Далеко не однородна была в то время позиция количественно главенствовавшей на Совещании партии соц.-революционеров. Совершенно правильно отмечает Болдырев: «У них (т.е. у Комуча) были весьма сложные внутренние расхождения… Левое крыло Комуча считало всякие уступки гибельными, указывало на реакционность кадет и правых группировок Совещания, но в конце концов в силу партийной дисциплины и левое крыло, за исключением непримиримых Коган-Бернштейна и Чайкина, пошло за умеренным большинством, руководимым Авксентьевым, Зензиновым, Роговским и Гендельманом» [с. 45]. «Непримиримые» не исчислялись двумя указанными лицами — мы с ними встретимся позже. Их не так мало, но они не оставили открытого следа в деятельности Совещания, относясь к нему, по существу, отрицательно [438].

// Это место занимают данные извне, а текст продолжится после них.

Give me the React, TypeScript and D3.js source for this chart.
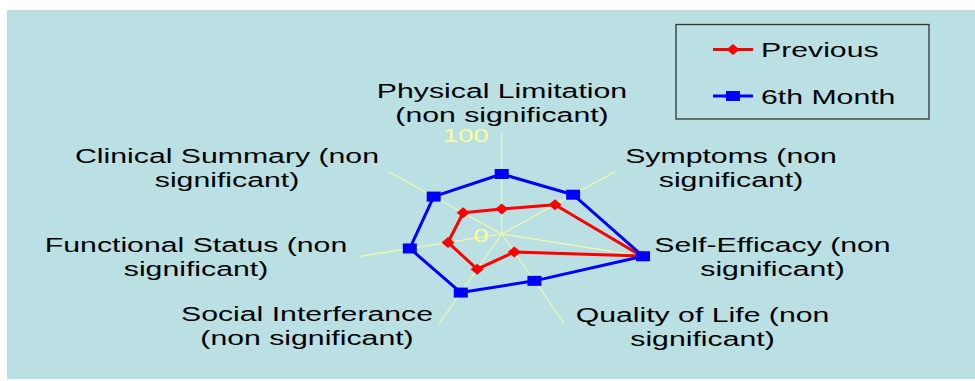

Как-то незаметной оказалась и роль «правых» в эсеровской группе — действующим лицом является среди них один только Авксентьев, и то больше в роли председателя Совещания. Ему более чем кому-либо принадлежит честь того, что Уф. Совещание пришло к определённым результатам. На пользу ли общего дела? Это вопрос уже другой. Но не авксентьевская точка зрения победила на Совещании; не за ним «в силу партийной дисциплины» пошла главная масса эсеровского центра. Выразителем мнения большинства явился Гендельман. Он олицетворяет собою как бы центр, у которого был свой правый уклон (Архангельский) и левый (Минор). Этот центр занимал колеблющуюся позицию. Её Утгоф определяет так: «Нельзя не признать, но нельзя и не сознаться». Правая группа с.-р. (Розенблюм, Павлов, Аргунов, Лазарев, Подвицкий, Лотошников, Кутузов, Брешко-Брешковская) безоговорочно шла на соглашение с «буржуазией» и учитывала одиозность, которая была разлита вокруг в отношении партии. Правым, по характеристике Утгофа, казалось, что «вся беда в том, что эсеры не способны на государственный разумный компромисс» (Лазарев предостерегал даже от выдвижения партийных кандидатур) [с. 35].
435
Представителем нар. соц. был Ф.3. Чембулов. Он разошёлся с представителем «С. Воз.». Его позиция вообще не очень понятна и нарушала директивы Центр. Ком. партии, который он представлял в Совещании. Многое в его действиях объясняется, очевидно, той неосведомлённостью, о которой мы говорили.
436
Касаются более или менее подробно Уфимского Совещания и Болдырев и Майский. См. тоже упомянутую статью Утгофа в «Былом».
437
Секретарь Комитета членов У.С. Николаев уверяет, что в августе полк. Каппель будто бы вызывался в Челябинск на особое военное совещание по свержению Комуча. Но Каппель был лоялен [«Воля России». X, с. 126].
438
Чернова, приехавшего 19 сентября в Самару, на всякий случай держали «под спудом», «не допуская его в Уфу» — из письма Авксентьева партийным единомышленникам [«Пр. Рев.». Кн. 1].
«Непоявление лидера п. эсеров на территории Комитета, — поясняет Майский, — объяснялось специфическими причинами. Руководители Комитета считали Чернова слишком «левым» и чересчур «одиозным» для буржуазно-офицерских элементов Поволжья и потому под разными предлогами задерживали его прибытие в Самару. Действительно, Чернов попал на Волгу уже к шапочному разбору. Но зато на недостаток внешних знаков почёта ему жаловаться не приходилось: «председателя Учредительного Собрания» поселили в лучшем номере гостиницы «Националь», перед дверью поставили вооружённый караул, устроили торжественный банкет с речами и иностранцами в ознаменование его прибытия и, наконец, заставили всех управляющих ведомствами явиться к нему для «всеподданнейшего доклада» каждому по работам своего министерства» [с. 66]. Ср. у Аргунова.